Warten auf die Münchner Corona-Studie
Der Massentest soll Erkenntnisse über die Dunkelziffer liefern. Wann mit ersten Ergebnissen zu rechnen ist
München Fast genau zwei Monate ist es nun her, dass Bayerns Ministerpräsident Markus Söder auf einer Pressekonferenz eine Art bayerische Wissenschaftsoffensive angekündigt hat. Ein Bestandteil: Der Freistaat unterstützt eine Corona-Massenstudie, die herausfinden möchte, wie hoch die Dunkelziffer bei Infektionen mit dem Coronavirus ist. Erste Ergebnisse werde es schon in wenigen Tagen geben, sagte Söder damals. Diese Ankündigung war wohl etwas vorschnell. Denn die Studie läuft zwar seit dem 5. April, doch noch sind keine Ergebnisse da. Das ist auch nicht verwunderlich, da das Projekt ziemlich umfassend ist. Die Forscher des Instituts für Infektionsund Tropenmedizin am Uniklinikum der Ludwig-MaximiliansUniversität wollen die Bewohner von 3000 zufällig ausgewählten Münchner Haushalten testen. Und zwar darauf, ob sie gerade mit dem Coronavirus infiziert sind und ob sie Antikörper gegen das Virus in sich tragen. Bis zum 3. Juni hatte das Team 2900 Haushalte besucht und bei etwas über 5000 Personen Blutproben entnommen. Zusätzlich zu den Blutproben, die in Abständen von einigen Wochen immer wieder von denselben Personen genommen werden, füllen die Teilnehmer auch einen Online-Fragebogen aus. Grund für die Untersuchung ist die Feststellung, dass ein Großteil der Infizierten gar keine Symptome aufweist – also nie zum Arzt geht und auch nicht auf das Virus getestet wird. Wie hoch diese Dunkelziffer ist, lässt sich bisher nur schätzen. Die Forscher in München gehen davon aus, dass sie zwischen einem und zehn Prozent liegt. Genauere Zahlen erhoffen sie sich von der Massenuntersuchung.

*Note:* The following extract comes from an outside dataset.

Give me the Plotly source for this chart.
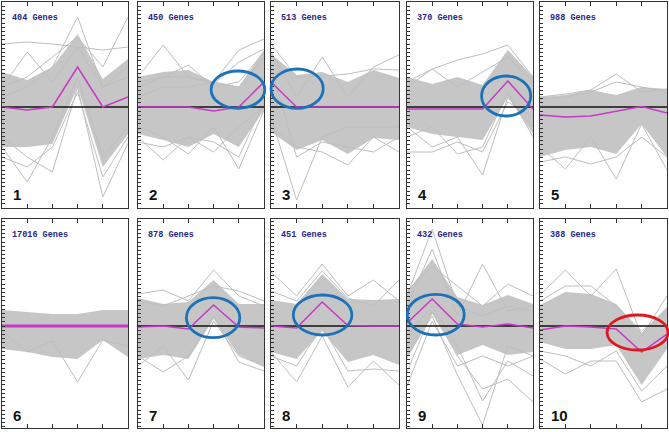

Wie hoch die Dunkelziffer ist, hat einen großen Einfluss auf das Infektionsgeschehen. Um eine Herdenimmunität gegen das Virus auch ohne Impfstoff zu erreichen, müssten etwa 60 bis 70 Prozent der Bevölkerung Antikörper aufweisen. Je nachdem, wie hoch die Dunkelziffer ist, würde diese Zahl früher oder später erreicht. Beispiel München: Nach Daten der Stadt haben sich dort 6543 Personen mit dem Coronavirus infiziert. Das sind 0,42 Prozent der Münchner Gesamtbevölkerung. Je nachdem, wie hoch die Dunkelziffer ist, könnte die Zahl der Infizierten aber schon höher liegen.
Die Forscher gehen davon aus, dass sie Mitte Juni von etwas mehr als 6000 Personen Blutproben genommen haben werden. Ergebnisse könnten Ende Juni oder Anfang Juli vorliegen, heißt es vom Tropeninstitut. Allerdings ist noch nicht ganz klar, wie aussagekräftig diese Ergebnisse sein werden. Denn gerade wenn es darum geht, Antikörper gegen das Coronavirus im Blut nachzuweisen, gibt es noch keine Tests, die hundertprozentig zuverlässig funktionieren. Deshalb wollen die Forscher die Blutproben aufbewahren und – sobald ein zuverlässiger Test entwickelt worden ist – erneut untersuchen.